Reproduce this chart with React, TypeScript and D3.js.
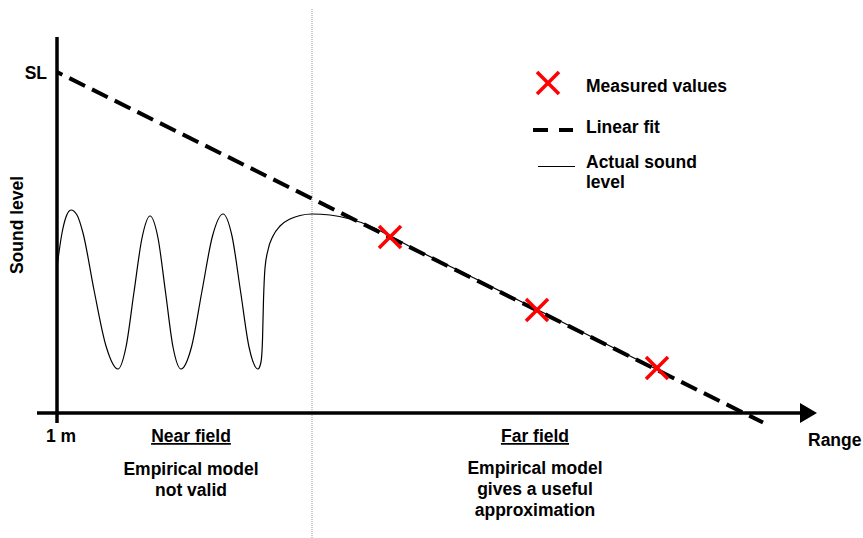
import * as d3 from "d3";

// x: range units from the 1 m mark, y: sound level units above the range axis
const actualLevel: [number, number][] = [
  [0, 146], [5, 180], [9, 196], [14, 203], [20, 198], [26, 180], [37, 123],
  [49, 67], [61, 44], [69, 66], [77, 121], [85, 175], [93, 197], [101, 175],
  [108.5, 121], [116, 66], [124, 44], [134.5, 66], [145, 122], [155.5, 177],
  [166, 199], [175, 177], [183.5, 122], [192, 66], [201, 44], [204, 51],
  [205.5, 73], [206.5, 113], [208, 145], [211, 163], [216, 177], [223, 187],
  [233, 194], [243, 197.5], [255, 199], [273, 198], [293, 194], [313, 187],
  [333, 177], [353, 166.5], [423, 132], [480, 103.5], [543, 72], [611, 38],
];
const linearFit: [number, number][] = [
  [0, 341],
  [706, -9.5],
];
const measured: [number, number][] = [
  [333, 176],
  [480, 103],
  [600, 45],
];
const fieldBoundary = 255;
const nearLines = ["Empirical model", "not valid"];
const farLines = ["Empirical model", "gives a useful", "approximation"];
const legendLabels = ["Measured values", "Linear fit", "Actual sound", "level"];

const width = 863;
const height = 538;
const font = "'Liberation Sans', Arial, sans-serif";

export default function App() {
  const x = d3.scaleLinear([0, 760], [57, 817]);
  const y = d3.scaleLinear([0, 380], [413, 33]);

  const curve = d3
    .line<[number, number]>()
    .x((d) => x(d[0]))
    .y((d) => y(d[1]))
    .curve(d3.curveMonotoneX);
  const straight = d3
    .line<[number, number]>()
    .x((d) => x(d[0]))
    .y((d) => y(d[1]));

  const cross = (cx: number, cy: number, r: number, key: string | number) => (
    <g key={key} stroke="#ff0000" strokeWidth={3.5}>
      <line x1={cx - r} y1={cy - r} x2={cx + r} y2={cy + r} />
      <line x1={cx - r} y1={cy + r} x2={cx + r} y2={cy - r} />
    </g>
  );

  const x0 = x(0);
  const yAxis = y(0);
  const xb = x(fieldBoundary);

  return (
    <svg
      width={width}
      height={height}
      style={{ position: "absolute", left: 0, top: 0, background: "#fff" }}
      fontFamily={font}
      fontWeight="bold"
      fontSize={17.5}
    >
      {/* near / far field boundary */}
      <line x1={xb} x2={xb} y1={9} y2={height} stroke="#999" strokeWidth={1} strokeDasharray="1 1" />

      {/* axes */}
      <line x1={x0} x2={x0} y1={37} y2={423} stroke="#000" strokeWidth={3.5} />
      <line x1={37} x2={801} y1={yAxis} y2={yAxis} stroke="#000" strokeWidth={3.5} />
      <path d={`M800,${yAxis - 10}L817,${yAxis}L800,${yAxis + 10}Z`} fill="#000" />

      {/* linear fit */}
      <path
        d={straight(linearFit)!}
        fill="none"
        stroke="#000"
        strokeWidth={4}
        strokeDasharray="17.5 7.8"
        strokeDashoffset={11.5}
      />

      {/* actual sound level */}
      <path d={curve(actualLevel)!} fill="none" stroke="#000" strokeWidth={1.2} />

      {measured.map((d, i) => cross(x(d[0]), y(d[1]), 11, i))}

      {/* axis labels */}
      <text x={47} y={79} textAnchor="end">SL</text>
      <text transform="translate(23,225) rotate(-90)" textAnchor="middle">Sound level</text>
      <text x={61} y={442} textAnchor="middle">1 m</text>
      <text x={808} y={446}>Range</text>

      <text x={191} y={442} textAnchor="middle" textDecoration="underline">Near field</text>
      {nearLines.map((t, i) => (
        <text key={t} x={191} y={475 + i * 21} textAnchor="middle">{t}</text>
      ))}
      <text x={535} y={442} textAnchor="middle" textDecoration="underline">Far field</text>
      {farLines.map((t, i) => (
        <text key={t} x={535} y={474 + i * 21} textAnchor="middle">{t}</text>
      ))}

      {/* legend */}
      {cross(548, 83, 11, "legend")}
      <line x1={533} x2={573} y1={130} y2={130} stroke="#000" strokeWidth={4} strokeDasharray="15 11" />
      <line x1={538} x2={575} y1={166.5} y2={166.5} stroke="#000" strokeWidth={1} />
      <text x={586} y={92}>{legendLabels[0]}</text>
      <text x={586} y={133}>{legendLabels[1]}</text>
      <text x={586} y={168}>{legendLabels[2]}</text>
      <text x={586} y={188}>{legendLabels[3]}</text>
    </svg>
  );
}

▶ _PROBLEM DESCRIPTION_:
Write out every line above exactly as it is, leaving out the pictures.

▶ _SOLUTION TO THE EXERCISE_:
Reproduce this chart with React, TypeScript and D3.js.
import * as d3 from "d3";

// x: range units from the 1 m mark, y: sound level units above the range axis
const actualLevel: [number, number][] = [
  [0, 146], [5, 180], [9, 196], [14, 203], [20, 198], [26, 180], [37, 123],
  [49, 67], [61, 44], [69, 66], [77, 121], [85, 175], [93, 197], [101, 175],
  [108.5, 121], [116, 66], [124, 44], [134.5, 66], [145, 122], [155.5, 177],
  [166, 199], [175, 177], [183.5, 122], [192, 66], [201, 44], [204, 51],
  [205.5, 73], [206.5, 113], [208, 145], [211, 163], [216, 177], [223, 187],
  [233, 194], [243, 197.5], [255, 199], [273, 198], [293, 194], [313, 187],
  [333, 177], [353, 166.5], [423, 132], [480, 103.5], [543, 72], [611, 38],
];
const linearFit: [number, number][] = [
  [0, 341],
  [706, -9.5],
];
const measured: [number, number][] = [
  [333, 176],
  [480, 103],
  [600, 45],
];
const fieldBoundary = 255;
const nearLines = ["Empirical model", "not valid"];
const farLines = ["Empirical model", "gives a useful", "approximation"];
const legendLabels = ["Measured values", "Linear fit", "Actual sound", "level"];

const width = 863;
const height = 538;
const font = "'Liberation Sans', Arial, sans-serif";

export default function App() {
  const x = d3.scaleLinear([0, 760], [57, 817]);
  const y = d3.scaleLinear([0, 380], [413, 33]);

  const curve = d3
    .line<[number, number]>()
    .x((d) => x(d[0]))
    .y((d) => y(d[1]))
    .curve(d3.curveMonotoneX);
  const straight = d3
    .line<[number, number]>()
    .x((d) => x(d[0]))
    .y((d) => y(d[1]));

  const cross = (cx: number, cy: number, r: number, key: string | number) => (
    <g key={key} stroke="#ff0000" strokeWidth={3.5}>
      <line x1={cx - r} y1={cy - r} x2={cx + r} y2={cy + r} />
      <line x1={cx - r} y1={cy + r} x2={cx + r} y2={cy - r} />
    </g>
  );

  const x0 = x(0);
  const yAxis = y(0);
  const xb = x(fieldBoundary);

  return (
    <svg
      width={width}
      height={height}
      style={{ position: "absolute", left: 0, top: 0, background: "#fff" }}
      fontFamily={font}
      fontWeight="bold"
      fontSize={17.5}
    >
      {/* near / far field boundary */}
      <line x1={xb} x2={xb} y1={9} y2={height} stroke="#999" strokeWidth={1} strokeDasharray="1 1" />

      {/* axes */}
      <line x1={x0} x2={x0} y1={37} y2={423} stroke="#000" strokeWidth={3.5} />
      <line x1={37} x2={801} y1={yAxis} y2={yAxis} stroke="#000" strokeWidth={3.5} />
      <path d={`M800,${yAxis - 10}L817,${yAxis}L800,${yAxis + 10}Z`} fill="#000" />

      {/* linear fit */}
      <path
        d={straight(linearFit)!}
        fill="none"
        stroke="#000"
        strokeWidth={4}
        strokeDasharray="17.5 7.8"
        strokeDashoffset={11.5}
      />

      {/* actual sound level */}
      <path d={curve(actualLevel)!} fill="none" stroke="#000" strokeWidth={1.2} />

      {measured.map((d, i) => cross(x(d[0]), y(d[1]), 11, i))}

      {/* axis labels */}
      <text x={47} y={79} textAnchor="end">SL</text>
      <text transform="translate(23,225) rotate(-90)" textAnchor="middle">Sound level</text>
      <text x={61} y={442} textAnchor="middle">1 m</text>
      <text x={808} y={446}>Range</text>

      <text x={191} y={442} textAnchor="middle" textDecoration="underline">Near field</text>
      {nearLines.map((t, i) => (
        <text key={t} x={191} y={475 + i * 21} textAnchor="middle">{t}</text>
      ))}
      <text x={535} y={442} textAnchor="middle" textDecoration="underline">Far field</text>
      {farLines.map((t, i) => (
        <text key={t} x={535} y={474 + i * 21} textAnchor="middle">{t}</text>
      ))}

      {/* legend */}
      {cross(548, 83, 11, "legend")}
      <line x1={533} x2={573} y1={130} y2={130} stroke="#000" strokeWidth={4} strokeDasharray="15 11" />
      <line x1={538} x2={575} y1={166.5} y2={166.5} stroke="#000" strokeWidth={1} />
      <text x={586} y={92}>{legendLabels[0]}</text>
      <text x={586} y={133}>{legendLabels[1]}</text>
      <text x={586} y={168}>{legendLabels[2]}</text>
      <text x={586} y={188}>{legendLabels[3]}</text>
    </svg>
  );
}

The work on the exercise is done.